Here's a typical belief about video games: They feature female characters who are often busty, scantily clad, long-haired sirens, there to act as something akin to furniture, while male heroes fight their way through battles and conflicts. Here's another: The male side of the gaming community enjoys these representations.
The first notion may be true, but according to a new study, the second isn't quite accurate.
Rosalind Wiseman, a parenting educator, teamed up with her colleague, Charlie Kuhn, and avid gamer Ashly Burch to document what teen boys think about female video game characters. The results may surprise you.
The numbers: According to their survey, which polled 1,400 middle and high school students from across the United States, 47% of middle school boys and 61% of high school boys agreed or strongly agreed that women "are treated too often as sex objects."
"If women are objectified like this, it defeats the entire purpose of fighting," an eighth-grader named Theo told the researchers, whose findings were published along with Wiseman's commentary in Time.
The percentages among boys who called themselves gamers were even higher, suggesting they're at least aware of the problematic relationship the gaming industry has with women. "Fifty-five percent of boys who identify as gamers think there should be more female heroes in games, and 57% believe that female characters are too often treated as sex objects."
"The video game industry seems to base much of its game and character design on a few assumptions," Wiseman explained, "among them that girls don't play big action games, boys won't play games with strong female characters, and male players like the sexual objectification of female characters."
The problematic representation of women in video games has seeped into some gamers' general perceptions about women.
What was the impetus for a survey like this? Women and gaming were thrust into the mainstream spotlight last fall with the eruption of #Gamergate, an anti-feminism campaign that wore an "ethics in gaming journalism" mask to cover up its misogyny and harassment. But gender issues within the gaming community were around well before this, and women have been pointing them out for some time now.
As Wiseman's survey revealed, a major problems lies in the way the industry and its developers treat both the women who consume their products and the female characters they choose to feature. While women make up roughly 48% of the gaming community, female protagonists in video games are rare; at this year's Electronic Entertainment Expo, for example, only 9% of 76 games had "exclusively playable female protagonists," Feminist Frequency's Anita Sarkeesian reported.

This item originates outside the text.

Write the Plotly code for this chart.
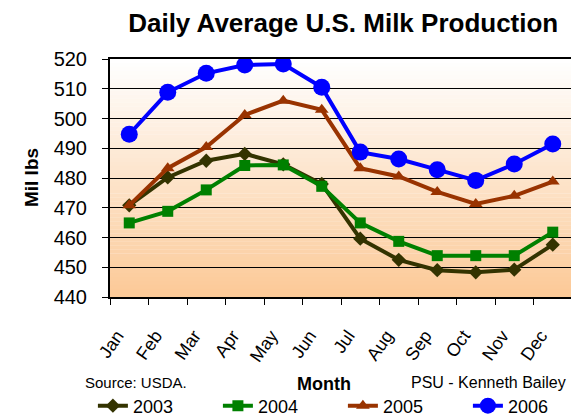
import plotly.graph_objects as go

# ========== DATA ==========

months = ['Jan', 'Feb', 'Mar', 'Apr', 'May', 'Jun',
          'Jul', 'Aug', 'Sep', 'Oct', 'Nov', 'Dec']

milk_2003 = [470.8, 480.2, 485.8, 488.1, 484.6, 478.0, 459.6, 452.5, 449.0, 448.3, 449.2, 457.6]
milk_2004 = [464.9, 468.8, 476.0, 484.2, 484.4, 477.2, 464.9, 458.7, 453.9, 453.9, 453.9, 461.8]
milk_2005 = [470.8, 483.3, 490.4, 501.2, 506.0, 502.9, 483.3, 480.5, 475.3, 471.3, 474.0, 478.8]
milk_2006 = [494.7, 508.8, 515.2, 518.0, 518.3, 510.5, 488.7, 486.4, 482.8, 479.2, 484.7, 491.4]

y_ticks = [440, 450, 460, 470, 480, 490, 500, 510, 520]

series = [
    ('2003', milk_2003, '#333300', 'diamond', 11),
    ('2004', milk_2004, '#008000', 'square', 11),
    ('2005', milk_2005, '#993300', 'triangle-up', 12),
    ('2006', milk_2006, '#0000FF', 'circle', 17),
]

FONT = 'Liberation Sans, Arial, sans-serif'

fig = go.Figure()

for name, values, color, symbol, size in series:
    fig.add_trace(go.Scatter(
        x=months,
        y=values,
        name=name,
        mode='lines+markers',
        line=dict(color=color, width=4),
        marker=dict(symbol=symbol, size=size, color=color),
    ))

# vertical white -> peach gradient behind the plot area
top_rgb = (255, 255, 255)
bottom_rgb = (252, 202, 152)
n_steps = 60
shapes = []
for i in range(n_steps):
    t = i / (n_steps - 1)
    r = int(top_rgb[0] + (bottom_rgb[0] - top_rgb[0]) * t)
    g = int(top_rgb[1] + (bottom_rgb[1] - top_rgb[1]) * t)
    b = int(top_rgb[2] + (bottom_rgb[2] - top_rgb[2]) * t)
    shapes.append(dict(
        type='rect', xref='paper', yref='paper', layer='below',
        x0=0, x1=1, y0=1 - (i + 1) / n_steps, y1=1 - i / n_steps + 0.001,
        fillcolor=f'rgb({r},{g},{b})', line=dict(width=0),
    ))

# the page adds an 8px body margin, so the margins below are offset by it
fig.update_layout(
    width=579,
    height=417,
    margin=dict(l=102, r=15, t=51, b=128, autoexpand=False),
    paper_bgcolor='white',
    plot_bgcolor='rgba(0,0,0,0)',
    font=dict(family=FONT, color='black'),
    title=dict(
        text='<b>Daily Average U.S. Milk Production</b>',
        font=dict(size=26, family=FONT),
        x=0.579, xanchor='center', y=0.985, yanchor='top',
    ),
    shapes=shapes,
    xaxis=dict(
        type='category',
        range=[-0.5, 11.5],
        tickson='boundaries',
        ticks='outside',
        ticklen=6,
        tickcolor='black',
        tickangle=-55,
        ticklabelstandoff=19,
        ticklabelshift=-12,
        tickfont=dict(size=18),
        showline=True, linecolor='black', linewidth=2, mirror=True,
        showgrid=False,
    ),
    yaxis=dict(
        range=[440, 520],
        tickvals=y_ticks,
        ticks='outside',
        ticklen=6,
        tickcolor='black',
        ticklabelstandoff=11,
        tickfont=dict(size=20),
        showline=True, linecolor='black', linewidth=2, mirror=True,
        showgrid=True, gridcolor='black', gridwidth=1,
        zeroline=False,
    ),
    legend=dict(
        orientation='h',
        x=-0.037, xanchor='left',
        y=-0.458, yanchor='middle',
        font=dict(size=18),
        entrywidth=80,
        bgcolor='rgba(0,0,0,0)',
        itemclick=False,
    ),
    annotations=[
        dict(text='<b>Mil lbs</b>', xref='paper', yref='paper',
             x=-0.171, y=0.504, xanchor='center', yanchor='middle',
             textangle=-90, showarrow=False, font=dict(size=19)),
        dict(text='<b>Month</b>', xref='paper', yref='paper',
             x=0.463, y=-0.366, xanchor='center', yanchor='middle',
             showarrow=False, font=dict(size=18)),
        dict(text='Source: USDA.', xref='paper', yref='paper',
             x=-0.058, y=-0.361, xanchor='left', yanchor='middle',
             showarrow=False, font=dict(size=15)),
        dict(text='PSU - Kenneth Bailey', xref='paper', yref='paper',
             x=0.991, y=-0.361, xanchor='right', yanchor='middle',
             showarrow=False, font=dict(size=16)),
    ],
)

fig.write_html('out.html')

Women have been dropped as protagonists because they supposedly require a good deal of "extra production work." Even when they do make it, they're almost scrapped for men — just ask Dontnod Entertainment, who encountered a number of game publishers that wanted to change the female lead to a man.
But while this study points to good things, it also inadvertently sheds light on the continually problematic perception of women in games. Theo, the eighth-grader featured in Wiseman's piece, had something else to say about female video game characters.
"I would respect the [female] character more for having some dignity," the eighth-grader said.
Absent from Wiseman's piece is any mention of how problematic this statement is. It's a bizarre form of victim blaming: It's as if these fictional female characters — who were created by developers — are real people who "lack dignity."
Putting aside the fact that a lack of clothing should never be equated with someone's lack of dignity, Theo's statement suggests that the problematic representation of women in video games has seeped into some gamers' general perceptions about women. If this is what Theo thinks about a fictional woman, what would he say about a girl his age who chooses to wear a skirt?
There's no doubt that Wiseman's survey returned promising results. But it's not the end of the road for women and gaming — there's still a lot of work to be done.